Atlantic to Pacific: New Perspectives on American Global Empire and the African Diaspora
Building upon the work of its chair and discussant, Paul Kramer, this panel hopes to not only blur the lines between American metropole and colony but also explore the spaces and interactions between various colonized peoples from all corners of the American empire. It asks what happens when black people from both America and the Caribbean migrate and interact with other colonized populations from (and in) Puerto Rico, Cuba, the Virgin Islands, and the Philippines? Historiographically, how does our current picture of American empire change when the African diaspora is unmoored from its artificial shackles in the Atlantic and allowed to travel freely across the Pacific (and vice versa)?
Violence—above all else—underwrote America’s global empire. Yet some of this state-sponsored violence was perpetuated by black soldiers who were themselves the recipients of a highly racialized political violence. Cynthia Marasigan explores this ambivalent position as black soldiers found both new opportunities and new entrapments within a very familiar colonial order. Focusing on the Philippine-American War, Marasigan details the ever-shifting relationships and allegiances between African Americans, Filipinos, and their respective state authorities.
The disruption that war and American empire brought to the Philippines initiated one of the largest diasporas in modern world history.
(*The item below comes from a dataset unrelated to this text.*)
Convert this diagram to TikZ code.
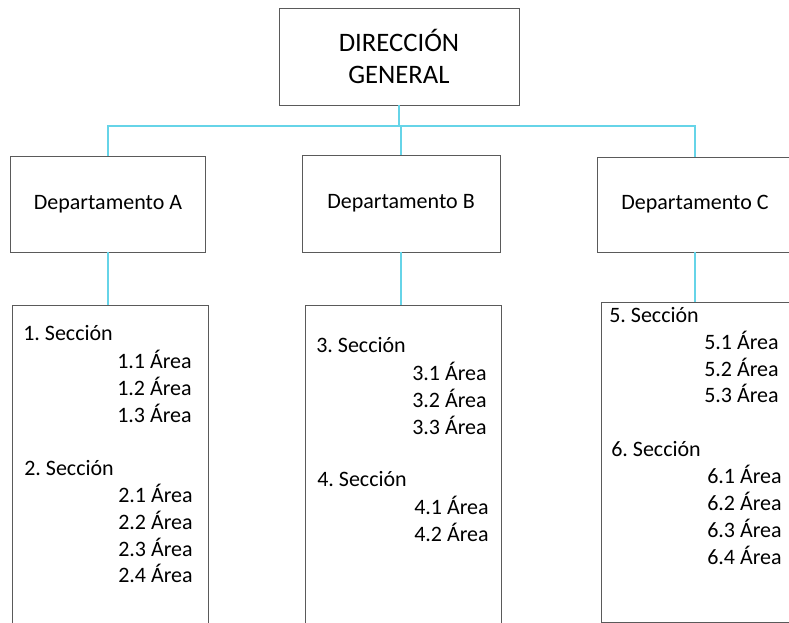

J. Tiffany Holland follows this migration of Filipinos, as well as Puerto Ricans, through their inter-colonial travels to the U.S. Virgin Islands after 1917. As these new populations interacted with black Virgin Islanders (who were themselves often migrating to other parts of the American empire) colonial bureaucrats had an increasingly difficult time enforcing rigid American Jim Crow regulations. As peoples and cultures blurred and blended into one another, this racial uncertainty became a problem for both nation building and colonial administration.
Moving from the Caribbean back to the Philippines, Guy Emerson Mount examines food pathways, jazz music, and Philippine legal culture through the life of Grenadian chef Thomas Pritchard. Migrating to the Philippines in 1911, Pritchard founded Tom’s Dixie Kitchen in Manila which served as a political and cultural center for American imperialists and Filipino nationalists alike. Pritchard’s eclectic mix of food soon blended with his complex national positionalilty within the American empire. Consequently, Pritchard would eventually find himself the subject of a landmark 1948 Supreme Court Case in the Philippines that struggled to determine whether or not this black man from the Caribbean was in fact American, British, or Filipino.
In the end, this panel will argue that empire doesn’t just happen to places, it also happens to people—and people whose movements resist static imperial impositions. These circulations of bodies, goods, and cultures offer an excellent window into questions of scale as individual biographies, family relationships, and other intimate details reveal stark new realities for global empires, imperial states, and aspiring nations. By going big and going small, this panel ultimately hopes to reimagine the study of American empire and the narrative of black people within it.